▶ [TASK REQUIREMENTS]: The listing below contains a span that opens with the line containing "The picture is" and closes with the line containing "525, 500, 255];". Return that span exactly.
==== SUPPLIED DATA ====
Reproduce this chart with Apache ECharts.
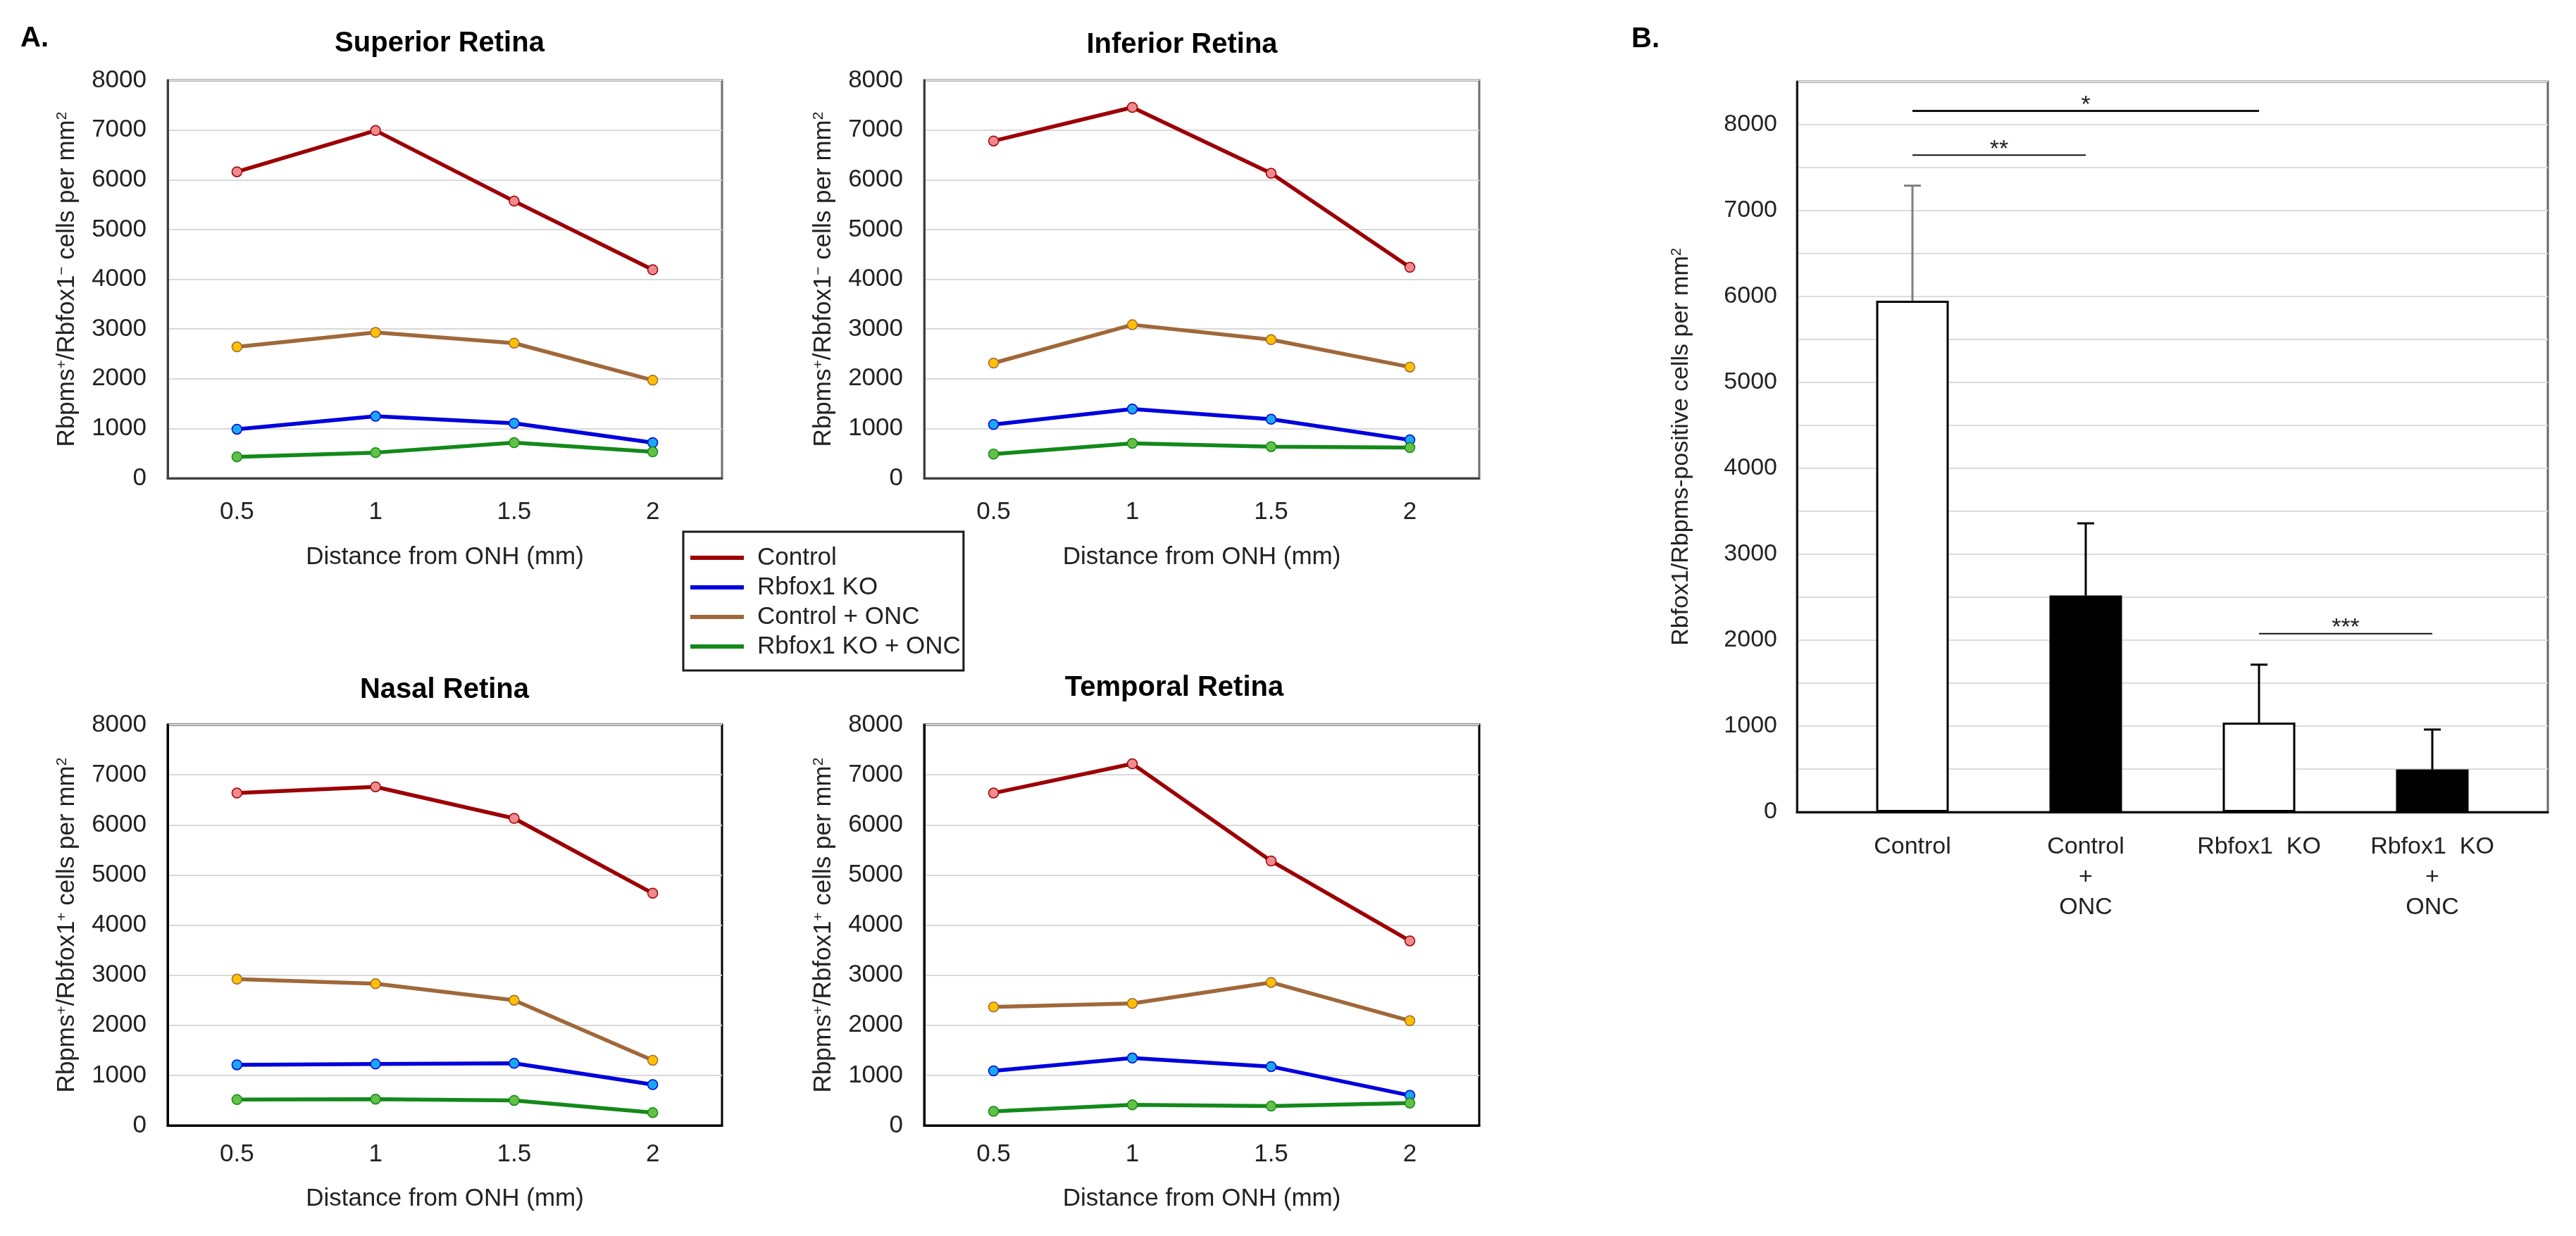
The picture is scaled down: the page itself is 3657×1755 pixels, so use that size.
<!DOCTYPE html>
<html><head><meta charset="utf-8">
<script src="https://cdn.jsdelivr.net/npm/echarts@6/dist/echarts.min.js"></script>
<style>html,body{margin:0;padding:0;background:#fff}#c{width:3657px;height:1755px}</style>
</head><body><div id="c"></div>
<script>
// ---- data ----
const distances = ['0.5', '1', '1.5', '2'];
const seriesNames = ['Control', 'Rbfox1 KO', 'Control + ONC', 'Rbfox1 KO + ONC'];

const superiorControl    = [6160, 6990, 5570, 4190];
const superiorKO         = [985, 1245, 1105, 715];
const superiorControlONC = [2640, 2930, 2715, 1970];
const superiorKOONC      = [430, 515, 715, 530];

const inferiorControl    = [6780, 7455, 6130, 4240];
const inferiorKO         = [1080, 1390, 1185, 770];
const inferiorControlONC = [2315, 3085, 2785, 2235];
const inferiorKOONC      = [485, 700, 635, 615];

const nasalControl       = [6635, 6760, 6130, 4635];
const nasalKO            = [1210, 1225, 1240, 815];
const nasalControlONC    = [2920, 2830, 2500, 1300];
const nasalKOONC         = [515, 525, 500, 255];

const temporalControl    = [6635, 7220, 5280, 3685];
const temporalKO         = [1090, 1345, 1175, 600];
const temporalControlONC = [2365, 2435, 2855, 2090];
const temporalKOONC      = [280, 410, 385, 445];

const panelTitles = ['Superior Retina', 'Inferior Retina', 'Nasal Retina', 'Temporal Retina'];
const yTickValues = [0, 1000, 2000, 3000, 4000, 5000, 6000, 7000, 8000];

const groupLabels = ['Control', 'Control\n+\nONC', 'Rbfox1  KO', 'Rbfox1  KO\n+\nONC'];
const groupMeans  = [5950, 2520, 1040, 495];
const groupUpper  = [7290, 3360, 1715, 960];

const sigFrom  = [0, 0, 2];
const sigTo    = [2, 1, 3];
const sigLevel = [8160, 7645, 2075];
const sigText  = ['*', '**', '***'];

// ---- styling / layout ----
const FONT = '"Liberation Sans", Arial, sans-serif';
const lineColors  = ['#9c0006', '#0000dc', '#a0683a', '#13891a'];
const pointColors = ['#f08a8c', '#1aa7ee', '#ffc000', '#62c145'];
const panelData = [
  [superiorControl, superiorKO, superiorControlONC, superiorKOONC],
  [inferiorControl, inferiorKO, inferiorControlONC, inferiorKOONC],
  [nasalControl, nasalKO, nasalControlONC, nasalKOONC],
  [temporalControl, temporalKO, temporalControlONC, temporalKOONC]
];
const panelGrids = [
  {left: 238, top: 114, width: 787, height: 565, border: '#6e6e6e', axis: '#404040', labelMargin: 31, nameGap: 95},
  {left: 1312, top: 114, width: 788, height: 565, border: '#6e6e6e', axis: '#404040', labelMargin: 31, nameGap: 95},
  {left: 238, top: 1029, width: 787, height: 569, border: '#000', axis: '#000', labelMargin: 24, nameGap: 87},
  {left: 1312, top: 1029, width: 788, height: 569, border: '#000', axis: '#000', labelMargin: 24, nameGap: 87}
];
const titlePos = [[624, 62], [1678, 64], [631, 980], [1667, 977]];
const yNames = [
  'Rbpms{sup|+}/Rbfox1{sup|\u2212} cells per mm{sup|2}',
  'Rbpms{sup|+}/Rbfox1{sup|\u2212} cells per mm{sup|2}',
  'Rbpms{sup|+}/Rbfox1{sup|+} cells per mm{sup|2}',
  'Rbpms{sup|+}/Rbfox1{sup|+} cells per mm{sup|2}'
];
const barFill = ['#ffffff', '#000000', '#ffffff', '#000000'];
const errColor = ['#7f7f7f', '#000000', '#000000', '#000000'];
const sigWidth = [3, 2, 2];

const grid = [], xAxis = [], yAxis = [], series = [];
const supRich = {sup: {fontSize: 21, fontFamily: FONT, color: '#222', verticalAlign: 'bottom', padding: [0, 0, 14, 0]}};
const plainNum = v => String(v);

panelGrids.forEach((g, i) => {
  grid.push({left: g.left, top: g.top, width: g.width, height: g.height, show: true,
    borderColor: g.border, borderWidth: 3, backgroundColor: '#fff'});
  xAxis.push({type: 'category', gridIndex: i, data: distances, boundaryGap: true,
    axisLine: {lineStyle: {color: g.axis, width: 3}}, axisTick: {show: false},
    axisLabel: {fontSize: 35, color: '#222', fontFamily: FONT, margin: g.labelMargin},
    name: 'Distance from ONH (mm)', nameLocation: 'middle', nameGap: g.nameGap,
    nameTextStyle: {fontSize: 35, color: '#222', fontFamily: FONT}});
  yAxis.push({type: 'value', gridIndex: i, min: yTickValues[0], max: yTickValues[yTickValues.length - 1], interval: 1000,
    axisLine: {show: true, lineStyle: {color: g.axis, width: 3}}, axisTick: {show: false},
    axisLabel: {fontSize: 35, color: '#222', fontFamily: FONT, margin: 30, formatter: plainNum},
    splitLine: {lineStyle: {color: '#d9d9d9', width: 2}},
    name: yNames[i], nameLocation: 'middle', nameGap: 125, nameRotate: 90,
    nameTextStyle: {fontSize: 35, color: '#222', fontFamily: FONT, rich: supRich}});
  panelData[i].forEach((vals, j) => {
    series.push({type: 'line', name: seriesNames[j], xAxisIndex: i, yAxisIndex: i, data: vals,
      symbol: 'circle', symbolSize: 14, z: 3 + (j === 0 ? 1 : 0),
      lineStyle: {color: lineColors[j], width: 5.5},
      itemStyle: {color: pointColors[j], borderColor: lineColors[j], borderWidth: 1.5}});
  });
});

// Panel B frame grid (index 4) and bar grid (index 5)
grid.push({left: 2551, top: 116, width: 1066, height: 1037, show: true, borderColor: '#666', borderWidth: 3, backgroundColor: '#fff'});
grid.push({left: 2592, top: 116, width: 984, height: 1037});
xAxis.push({type: 'value', gridIndex: 4, min: 0, max: 1, axisLine: {show: true, lineStyle: {color: '#000', width: 3}},
  axisTick: {show: false}, axisLabel: {show: false}, splitLine: {show: false}});
yAxis.push({type: 'value', gridIndex: 4, min: 0, max: 8500, interval: 500,
  axisLine: {show: true, lineStyle: {color: '#1a1a1a', width: 3}}, axisTick: {show: false},
  axisLabel: {fontSize: 34, color: '#222', fontFamily: FONT, margin: 28, formatter: v => (v % 1000 === 0 ? String(v) : '')},
  splitLine: {lineStyle: {color: '#dcdcdc', width: 2}},
  name: 'Rbfox1/Rbpms-positive cells per mm{sup|2}', nameLocation: 'middle', nameGap: 147, nameRotate: 90,
  nameTextStyle: {fontSize: 34, color: '#222', fontFamily: FONT, rich: {sup: {fontSize: 20, fontFamily: FONT, color: '#222', verticalAlign: 'bottom', padding: [0, 0, 14, 0]}}}});
xAxis.push({type: 'category', gridIndex: 5, data: groupLabels, axisLine: {show: false}, axisTick: {show: false},
  axisLabel: {fontSize: 34, color: '#222', fontFamily: FONT, margin: 28, lineHeight: 43}});
yAxis.push({type: 'value', gridIndex: 5, min: 0, max: 8500, show: false, splitLine: {show: false}});

series.push({type: 'bar', xAxisIndex: 5, yAxisIndex: 5, barWidth: 103, z: 3,
  data: groupMeans.map((m, i) => ({value: m, itemStyle: {color: barFill[i], borderColor: '#000', borderWidth: 3}}))});
series.push({type: 'custom', xAxisIndex: 5, yAxisIndex: 5, z: 4,
  data: groupMeans.map((m, i) => [i, m, groupUpper[i]]),
  renderItem: (params, api) => {
    const p0 = api.coord([api.value(0), api.value(1)]);
    const p1 = api.coord([api.value(0), api.value(2)]);
    const col = errColor[params.dataIndex];
    return {type: 'group', children: [
      {type: 'line', shape: {x1: p0[0], y1: p0[1], x2: p1[0], y2: p1[1]}, style: {stroke: col, lineWidth: 3}},
      {type: 'line', shape: {x1: p1[0] - 12, y1: p1[1], x2: p1[0] + 12, y2: p1[1]}, style: {stroke: col, lineWidth: 3}}
    ]};
  }});
series.push({type: 'custom', xAxisIndex: 5, yAxisIndex: 5, z: 5,
  data: sigFrom.map((f, i) => [f, sigTo[i], sigLevel[i]]),
  renderItem: (params, api) => {
    const a = api.coord([api.value(0), api.value(2)]);
    const b = api.coord([api.value(1), api.value(2)]);
    const k = params.dataIndex;
    return {type: 'group', children: [
      {type: 'line', shape: {x1: a[0], y1: a[1], x2: b[0], y2: b[1]}, style: {stroke: '#111', lineWidth: sigWidth[k]}},
      {type: 'text', style: {text: sigText[k], x: (a[0] + b[0]) / 2, y: a[1] - 8, align: 'center', verticalAlign: 'middle',
        fontSize: 34, fontFamily: FONT, fill: '#222'}}
    ]};
  }});

const graphic = titlePos.map((p, i) => ({type: 'text', x: p[0], y: p[1], z: 10,
  style: {text: panelTitles[i], align: 'center', verticalAlign: 'middle', fontSize: 40, fontWeight: 'bold', fontFamily: FONT, fill: '#000'}}));
graphic.push({type: 'text', x: 29, y: 55, style: {text: 'A.', align: 'left', verticalAlign: 'middle', fontSize: 40, fontWeight: 'bold', fontFamily: FONT, fill: '#000'}});
graphic.push({type: 'text', x: 2316, y: 56, style: {text: 'B.', align: 'left', verticalAlign: 'middle', fontSize: 40, fontWeight: 'bold', fontFamily: FONT, fill: '#000'}});

const chart = echarts.init(document.getElementById('c'));
chart.setOption({
  animation: false,
  backgroundColor: '#fff',
  textStyle: {fontFamily: FONT},
  grid, xAxis, yAxis, series, graphic,
  legend: {
    left: 970, top: 755, orient: 'vertical', selectedMode: false,
    backgroundColor: '#fff', borderColor: '#1a1a1a', borderWidth: 3,
    padding: [16, 4, 13, 10], itemGap: 0, itemWidth: 76, itemHeight: 6, icon: 'rect',
    textStyle: {fontSize: 35, color: '#222', fontFamily: FONT, lineHeight: 42, padding: [0, 0, 0, 14]},
    data: seriesNames.map((n, j) => ({name: n, itemStyle: {color: lineColors[j], borderWidth: 0}}))
  }
});
</script></body></html>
====
▶ [TASK RESULT]:
The picture is scaled down: the page itself is 3657×1755 pixels, so use that size.
<!DOCTYPE html>
<html><head><meta charset="utf-8">
<script src="https://cdn.jsdelivr.net/npm/echarts@6/dist/echarts.min.js"></script>
<style>html,body{margin:0;padding:0;background:#fff}#c{width:3657px;height:1755px}</style>
</head><body><div id="c"></div>
<script>
// ---- data ----
const distances = ['0.5', '1', '1.5', '2'];
const seriesNames = ['Control', 'Rbfox1 KO', 'Control + ONC', 'Rbfox1 KO + ONC'];

const superiorControl    = [6160, 6990, 5570, 4190];
const superiorKO         = [985, 1245, 1105, 715];
const superiorControlONC = [2640, 2930, 2715, 1970];
const superiorKOONC      = [430, 515, 715, 530];

const inferiorControl    = [6780, 7455, 6130, 4240];
const inferiorKO         = [1080, 1390, 1185, 770];
const inferiorControlONC = [2315, 3085, 2785, 2235];
const inferiorKOONC      = [485, 700, 635, 615];

const nasalControl       = [6635, 6760, 6130, 4635];
const nasalKO            = [1210, 1225, 1240, 815];
const nasalControlONC    = [2920, 2830, 2500, 1300];
const nasalKOONC         = [515, 525, 500, 255];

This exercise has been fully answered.